** EXERCISE REQUIREMENTS **
Output the data that follows exactly, line for line.

** MATERIAL PROVIDED **

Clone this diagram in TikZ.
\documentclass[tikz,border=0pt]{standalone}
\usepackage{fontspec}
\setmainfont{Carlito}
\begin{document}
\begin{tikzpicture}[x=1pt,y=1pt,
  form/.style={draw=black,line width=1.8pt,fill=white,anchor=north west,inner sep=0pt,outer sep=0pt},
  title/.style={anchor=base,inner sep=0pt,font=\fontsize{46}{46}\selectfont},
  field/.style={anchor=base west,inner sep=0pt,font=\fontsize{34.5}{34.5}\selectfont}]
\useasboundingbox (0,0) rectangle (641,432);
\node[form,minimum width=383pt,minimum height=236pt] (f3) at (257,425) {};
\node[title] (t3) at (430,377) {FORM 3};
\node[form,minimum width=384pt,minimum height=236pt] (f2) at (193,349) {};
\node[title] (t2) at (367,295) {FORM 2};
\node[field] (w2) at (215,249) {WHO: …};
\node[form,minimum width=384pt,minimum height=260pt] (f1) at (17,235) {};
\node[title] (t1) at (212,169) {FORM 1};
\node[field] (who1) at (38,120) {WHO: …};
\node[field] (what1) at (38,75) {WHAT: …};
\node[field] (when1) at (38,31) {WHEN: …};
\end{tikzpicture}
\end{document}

** EXPECTED ANSWER **
Clone this diagram in TikZ.
\documentclass[tikz,border=0pt]{standalone}
\usepackage{fontspec}
\setmainfont{Carlito}
\begin{document}
\begin{tikzpicture}[x=1pt,y=1pt,
  form/.style={draw=black,line width=1.8pt,fill=white,anchor=north west,inner sep=0pt,outer sep=0pt},
  title/.style={anchor=base,inner sep=0pt,font=\fontsize{46}{46}\selectfont},
  field/.style={anchor=base west,inner sep=0pt,font=\fontsize{34.5}{34.5}\selectfont}]
\useasboundingbox (0,0) rectangle (641,432);
\node[form,minimum width=383pt,minimum height=236pt] (f3) at (257,425) {};
\node[title] (t3) at (430,377) {FORM 3};
\node[form,minimum width=384pt,minimum height=236pt] (f2) at (193,349) {};
\node[title] (t2) at (367,295) {FORM 2};
\node[field] (w2) at (215,249) {WHO: …};
\node[form,minimum width=384pt,minimum height=260pt] (f1) at (17,235) {};
\node[title] (t1) at (212,169) {FORM 1};
\node[field] (who1) at (38,120) {WHO: …};
\node[field] (what1) at (38,75) {WHAT: …};
\node[field] (when1) at (38,31) {WHEN: …};
\end{tikzpicture}
\end{document}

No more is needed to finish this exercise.